## Task details
What is needed is an exact copy of the lines from the one containing "The picture is" to the one containing "7838.4, 7919.2, 8000];", both lines included, and no other lines.

::: The records :::

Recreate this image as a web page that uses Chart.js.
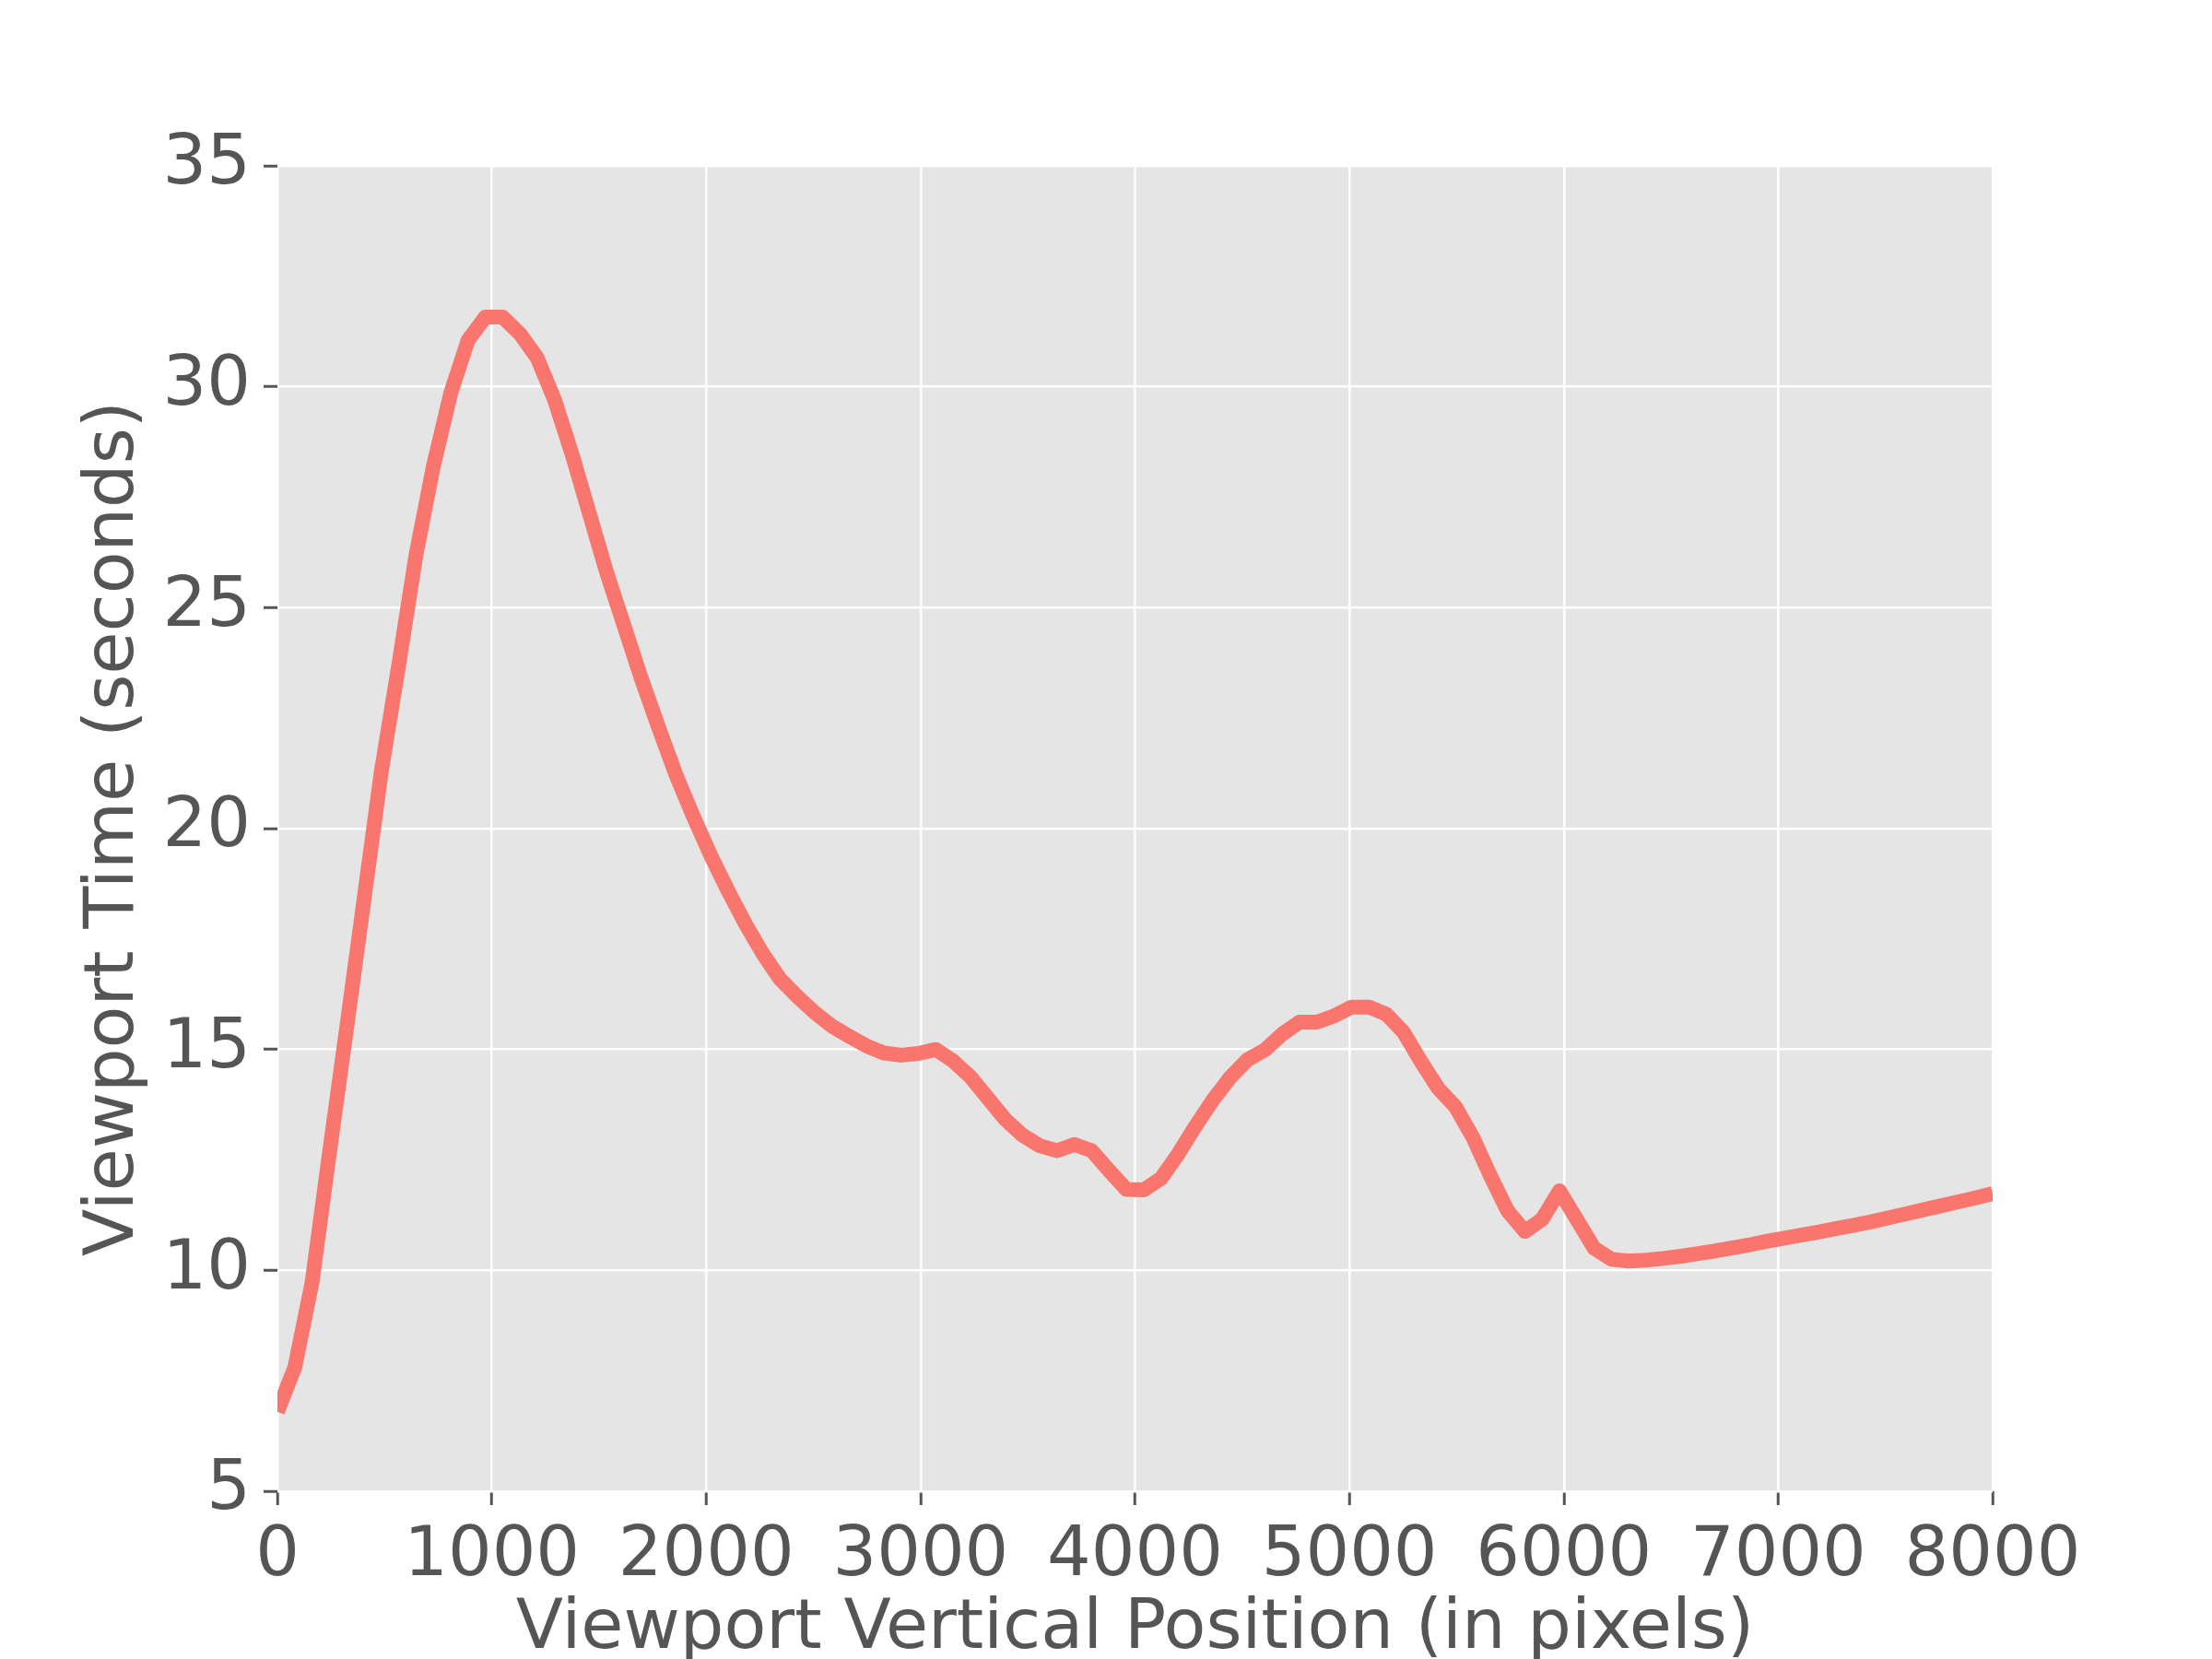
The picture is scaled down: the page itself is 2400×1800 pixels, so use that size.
<!DOCTYPE html>
<html>
<head>
<meta charset="utf-8">
<script src="https://cdn.jsdelivr.net/npm/chart.js@4"></script>
<style>
  html, body { margin: 0; padding: 0; background: #ffffff; }
  #wrap { width: 2400px; height: 1800px; }
</style>
</head>
<body>
<div id="wrap"><canvas id="c" width="2400" height="1800"></canvas></div>
<script>
const positions = [0, 80.8, 161.6, 242.4, 323.2, 404.0, 484.8, 565.7, 646.5, 727.3,
  808.1, 888.9, 969.7, 1050.5, 1131.3, 1212.1, 1292.9, 1373.7, 1454.5, 1535.4,
  1616.2, 1697.0, 1777.8, 1858.6, 1939.4, 2020.2, 2101.0, 2181.8, 2262.6, 2343.4,
  2424.2, 2505.1, 2585.9, 2666.7, 2747.5, 2828.3, 2909.1, 2989.9, 3070.7, 3151.5,
  3232.3, 3313.1, 3393.9, 3474.7, 3555.6, 3636.4, 3717.2, 3798.0, 3878.8, 3959.6,
  4040.4, 4121.2, 4202.0, 4282.8, 4363.6, 4444.4, 4525.3, 4606.1, 4686.9, 4767.7,
  4848.5, 4929.3, 5010.1, 5090.9, 5171.7, 5252.5, 5333.3, 5414.1, 5494.9, 5575.8,
  5656.6, 5737.4, 5818.2, 5899.0, 5979.8, 6060.6, 6141.4, 6222.2, 6303.0, 6383.8,
  6464.6, 6545.5, 6626.3, 6707.1, 6787.9, 6868.7, 6949.5, 7030.3, 7111.1, 7191.9,
  7272.7, 7353.5, 7434.3, 7515.2, 7596.0, 7676.8, 7757.6, 7838.4, 7919.2, 8000];

const viewportTime = [6.8, 7.8, 9.73, 12.65, 15.5, 18.4, 21.3, 23.7, 26.2, 28.2,
  29.85, 31.05, 31.58, 31.58, 31.2, 30.65, 29.7, 28.48, 27.14, 25.8,
  24.6, 23.4, 22.29, 21.22, 20.28, 19.4, 18.6, 17.85, 17.18, 16.6,
  16.2, 15.84, 15.53, 15.3, 15.08, 14.92, 14.87, 14.91, 15.0, 14.74,
  14.38, 13.9, 13.42, 13.06, 12.82, 12.71, 12.85, 12.71, 12.26, 11.83,
  11.82, 12.08, 12.64, 13.27, 13.86, 14.37, 14.77, 14.99, 15.35, 15.62,
  15.62, 15.76, 15.96, 15.96, 15.8, 15.39, 14.73, 14.12, 13.7, 13.01,
  12.15, 11.35, 10.88, 11.16, 11.8, 11.15, 10.5, 10.25, 10.21, 10.23,
  10.27, 10.32, 10.38, 10.44, 10.51, 10.58, 10.66, 10.73, 10.8, 10.87,
  10.95, 11.02, 11.1, 11.19, 11.28, 11.37, 11.46, 11.55, 11.64, 11.74];

const xTitle = 'Viewport Vertical Position (in pixels)';
const yTitle = 'Viewport Time (seconds)';
const xMin = 0, xMax = 8000, xStep = 1000;
const yMin = 5, yMax = 35, yStep = 5;

const points = positions.map((x, i) => ({ x: x, y: viewportTime[i] }));

const TEXT = '#555555';
const FONT = 'DejaVu Sans';

const plotBg = {
  id: 'plotBg',
  beforeDraw(chart) {
    const { ctx, chartArea: a } = chart;
    ctx.save();
    ctx.fillStyle = '#ffffff';
    ctx.fillRect(0, 0, chart.width, chart.height);
    ctx.fillStyle = '#E5E5E5';
    ctx.fillRect(a.left, a.top, a.right - a.left, a.bottom - a.top);
    ctx.restore();
  }
};

new Chart(document.getElementById('c'), {
  type: 'line',
  data: {
    datasets: [{
      data: points,
      borderColor: '#F8766D',
      borderWidth: 16,
      borderJoinStyle: 'round',
      borderCapStyle: 'butt',
      pointRadius: 0,
      tension: 0,
      fill: false,
      clip: 0
    }]
  },
  options: {
    responsive: false,
    animation: false,
    devicePixelRatio: 1,
    layout: { padding: { top: 180, right: 238, left: 0, bottom: 0 } },
    plugins: { legend: { display: false }, tooltip: { enabled: false }, title: { display: false } },
    scales: {
      x: {
        type: 'linear',
        min: xMin, max: xMax,
        afterFit(scale) { scale.height = 182; },
        ticks: { stepSize: xStep, color: TEXT, font: { family: FONT, size: 75, lineHeight: 1.2 }, padding: 12, maxRotation: 0, autoSkip: false,
                 callback: (v) => String(v) },
        grid: { color: '#ffffff', lineWidth: 2.5, tickColor: TEXT, tickWidth: 3, tickLength: 15, drawTicks: true },
        border: { display: false },
        title: { display: true, text: xTitle, color: TEXT, font: { family: FONT, size: 75, lineHeight: 0.85 }, padding: { top: 0, bottom: 0 } }
      },
      y: {
        type: 'linear',
        min: yMin, max: yMax,
        afterFit(scale) { scale.width = 301; },
        ticks: { stepSize: yStep, color: TEXT, font: { family: FONT, size: 75, lineHeight: 1.2 }, padding: 14, autoSkip: false,
                 callback: (v) => String(v) },
        grid: { color: '#ffffff', lineWidth: 2.5, tickColor: TEXT, tickWidth: 3, tickLength: 15, drawTicks: true },
        border: { display: false },
        title: { display: true, text: yTitle, color: TEXT, font: { family: FONT, size: 75, lineHeight: 1 }, padding: { top: 87, bottom: 0 } }
      }
    }
  },
  plugins: [plotBg]
});
</script>
</body>
</html>
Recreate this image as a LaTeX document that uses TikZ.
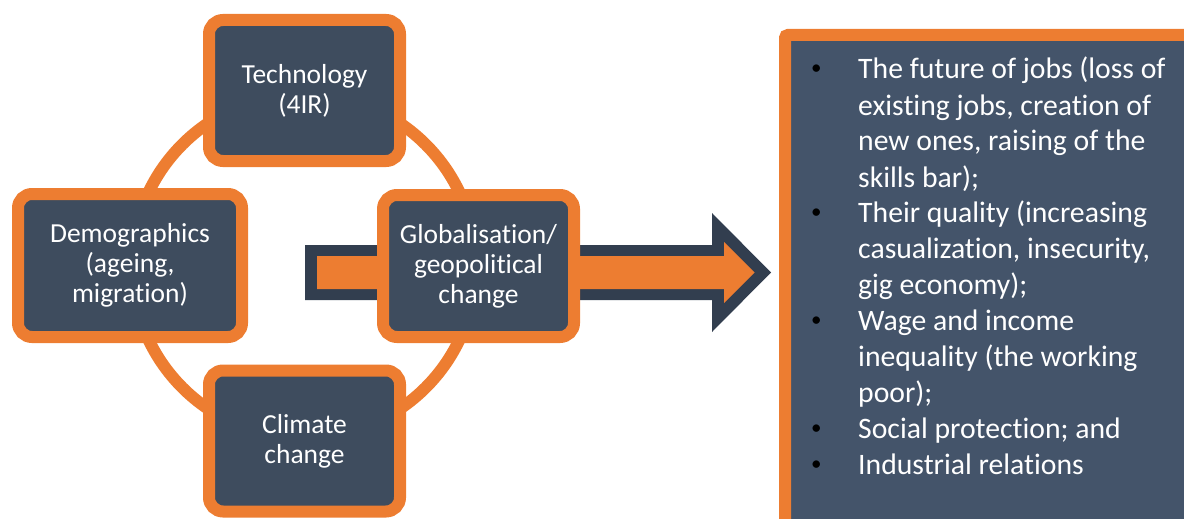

:::

## Task answer
The picture is scaled down: the page itself is 2400×1800 pixels, so use that size.
<!DOCTYPE html>
<html>
<head>
<meta charset="utf-8">
<script src="https://cdn.jsdelivr.net/npm/chart.js@4"></script>
<style>
  html, body { margin: 0; padding: 0; background: #ffffff; }
  #wrap { width: 2400px; height: 1800px; }
</style>
</head>
<body>
<div id="wrap"><canvas id="c" width="2400" height="1800"></canvas></div>
<script>
const positions = [0, 80.8, 161.6, 242.4, 323.2, 404.0, 484.8, 565.7, 646.5, 727.3,
  808.1, 888.9, 969.7, 1050.5, 1131.3, 1212.1, 1292.9, 1373.7, 1454.5, 1535.4,
  1616.2, 1697.0, 1777.8, 1858.6, 1939.4, 2020.2, 2101.0, 2181.8, 2262.6, 2343.4,
  2424.2, 2505.1, 2585.9, 2666.7, 2747.5, 2828.3, 2909.1, 2989.9, 3070.7, 3151.5,
  3232.3, 3313.1, 3393.9, 3474.7, 3555.6, 3636.4, 3717.2, 3798.0, 3878.8, 3959.6,
  4040.4, 4121.2, 4202.0, 4282.8, 4363.6, 4444.4, 4525.3, 4606.1, 4686.9, 4767.7,
  4848.5, 4929.3, 5010.1, 5090.9, 5171.7, 5252.5, 5333.3, 5414.1, 5494.9, 5575.8,
  5656.6, 5737.4, 5818.2, 5899.0, 5979.8, 6060.6, 6141.4, 6222.2, 6303.0, 6383.8,
  6464.6, 6545.5, 6626.3, 6707.1, 6787.9, 6868.7, 6949.5, 7030.3, 7111.1, 7191.9,
  7272.7, 7353.5, 7434.3, 7515.2, 7596.0, 7676.8, 7757.6, 7838.4, 7919.2, 8000];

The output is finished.